October 19, 2011

The Whole Truth

by Kit Pearson
HarperCollins Canada
978-1-55468-852-4
261 pp.
Ages 9+
2011

Hidden away is the truth.  But whose truth?  Which truth?  All ten-year-old Polly knows are the rules, as itemized by her fifteen-year-old sister, Maud, about what she should or shouldn't do regarding their father.  She's not to tell anyone what happened; she's not to think about Daddy or what happened; she's not to trust anyone but Maud; she needs to be brave; and she must be well-behaved with her new guardian, a grandmother they don't know, and other family.  That's a tall order for a young girl in 1932, displaced from her home in Winnipeg to Kingfisher Island off the B.C. coast, moving in with strangers, missing her dad terribly, and soon to lose her sister to a private school in Victoria.

Polly tries so hard to follow the rules.  Luckily her new family i.e., grandmother Noni, Great Aunt Jean and Great Uncle Rand, and their son Uncle Gregor, embraces them with much love, understanding, and a very comfortable lifestyle.  Still following the rules, Polly takes comfort in writing letters, which she hides, to her father.  But nothing ever stays the same, even the truth as she has been told it.

When bits of the truth about her father are revealed, and then Polly takes on another truth that she hides from almost everyone, she finally recognizes the subjectivity of truth and its nebulous nature.

Kit Pearson takes us into the 1930's when, still reeling from the stock market crash and the consequent depression, families were forced to make difficult decisions and separation was not unusual.

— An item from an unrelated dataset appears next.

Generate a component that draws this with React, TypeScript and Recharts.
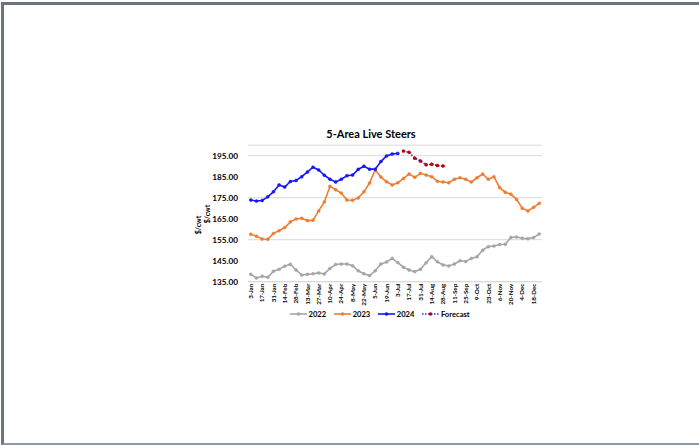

But life on the fictional Gulf Island seems less trying, particularly for Polly's wealthy grandmother, perhaps reflective of the smaller community and relative isolation from cities with their higher populations and few jobs.  As such, Polly often feels conflicted regarding their meager existence in Winnipeg with their father compared to their rich life (both in experiences and financially) without him, another truth that may or may not be accepted.

Although Polly's revelation on the last page about the nature of truth seemed somewhat pat to this reader, I needed to remind myself that truth can be what we need it to be and, for a young girl dealing with family secrets and disappointments, Polly reconciled the truth about truth for herself alone.